A knife was recovered at the scene and seized as evidence.
Police said that they were investigating the motivation behind the attack, The Japan Times reported.
The attack came days after a 21-year-old man was arrested after a fatal stabbing in Dotonbori area of Osaka.
Ryoga Iwasaki was accused of killing Ryunosuke Kamata, 17 and seriously injuring two other boys of the same age on the night of 14 February.
The Asahi Shimbun reported, quoting unnamed sources, that Mr Iwasaki had been harassing a woman at the scene and the teenagers stepped in to challenge him shortly before the stabbing.
In December, a 38-year-old man attacked workers at a tyre factory in Mishima, stabbing eight people and spraying seven others with a bleach-like substance. The man was later arrested on suspicion of attempted murder.
Violent crime is relatively rare in Japan. The country has a low homicide rate and its gun control laws are among the toughest in the world.
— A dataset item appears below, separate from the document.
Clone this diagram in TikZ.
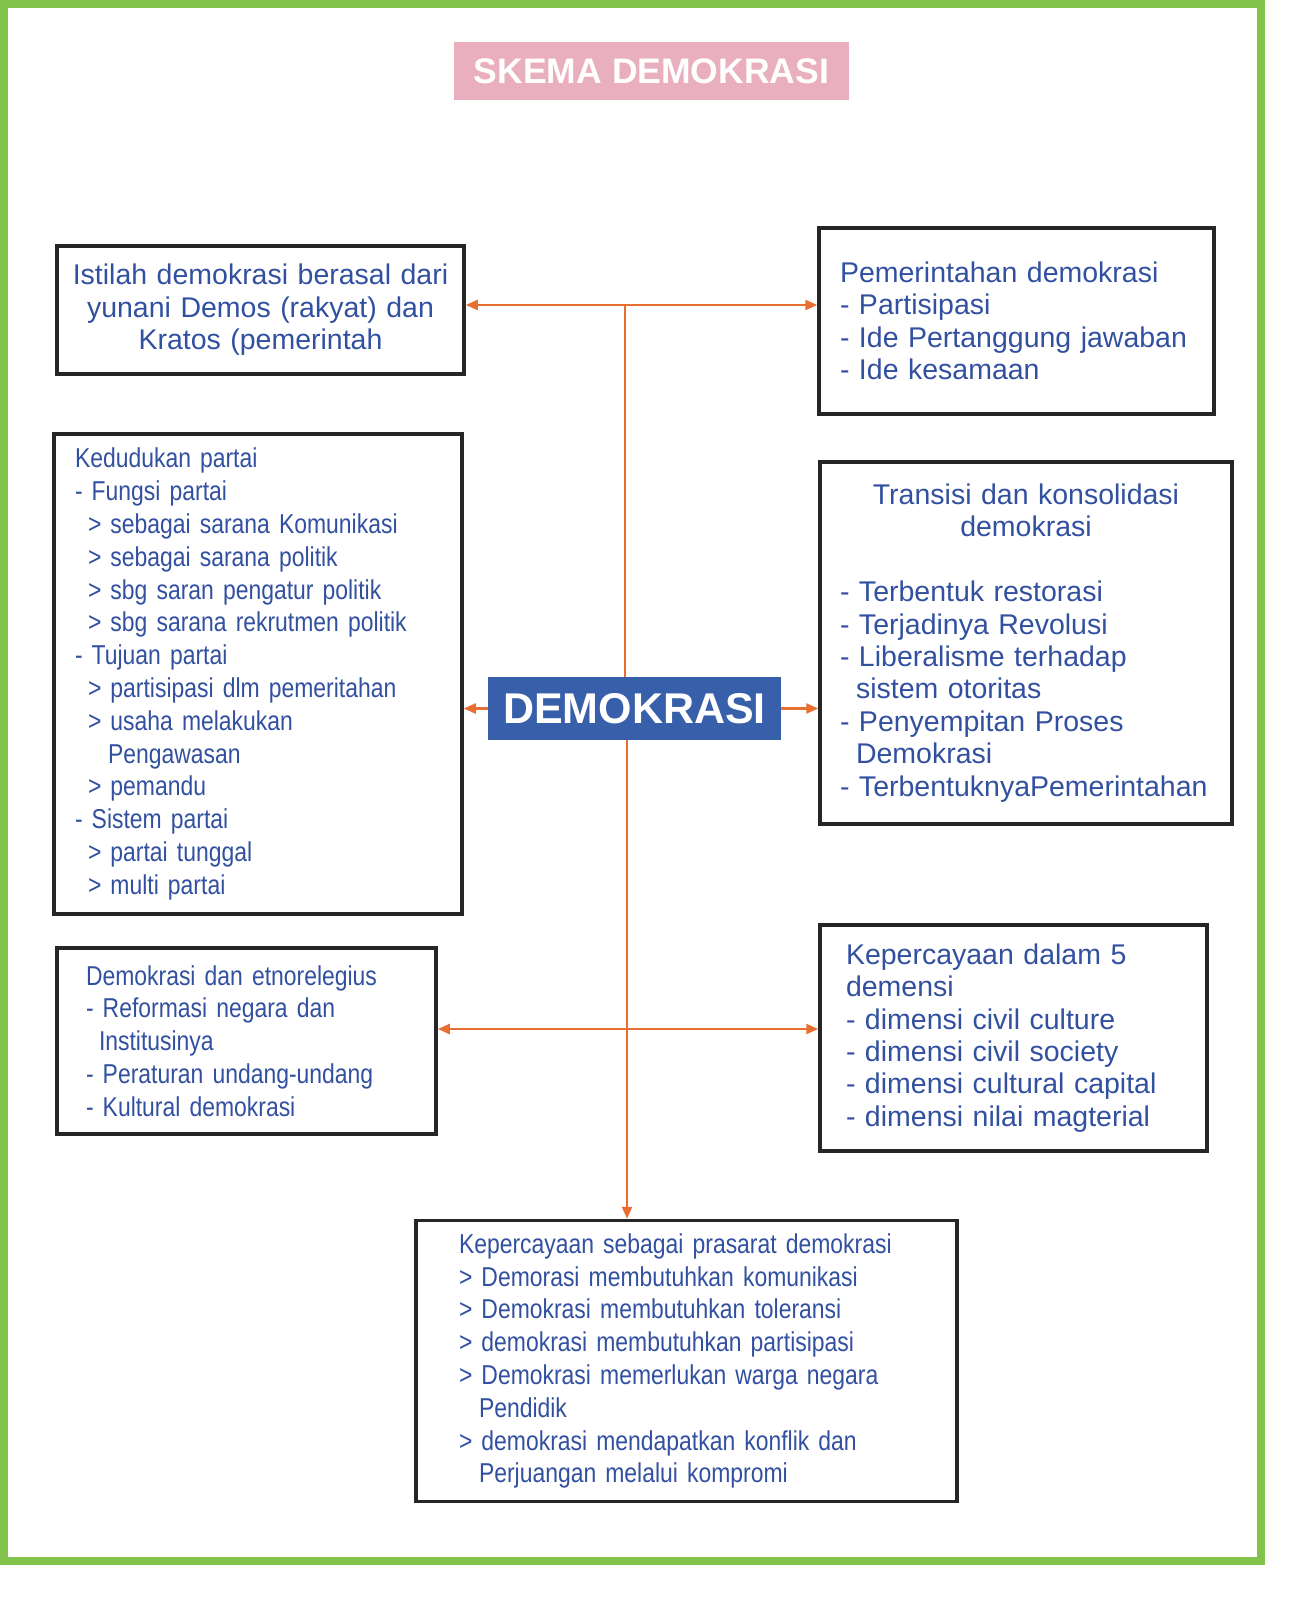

However, isolated acts of violence do occur, including knife attacks and rare shootings, most notably the 2022 assassination of former prime minister Shinzo Abe.
In June last year, Japan executed a man known as the “Twitter Killer”, who had been found guilty of murdering and dismembering nine people after contacting them on social media. It marked Japan’s first execution in almost three years.
In July 2016, a 26-year-old man named Satoshi Uematsu carried out a mass stabbing at a disability care facility in Sagamihara, near Tokyo, killing 19 people and injuring 25 in one of Japan’s deadliest attacks in decades.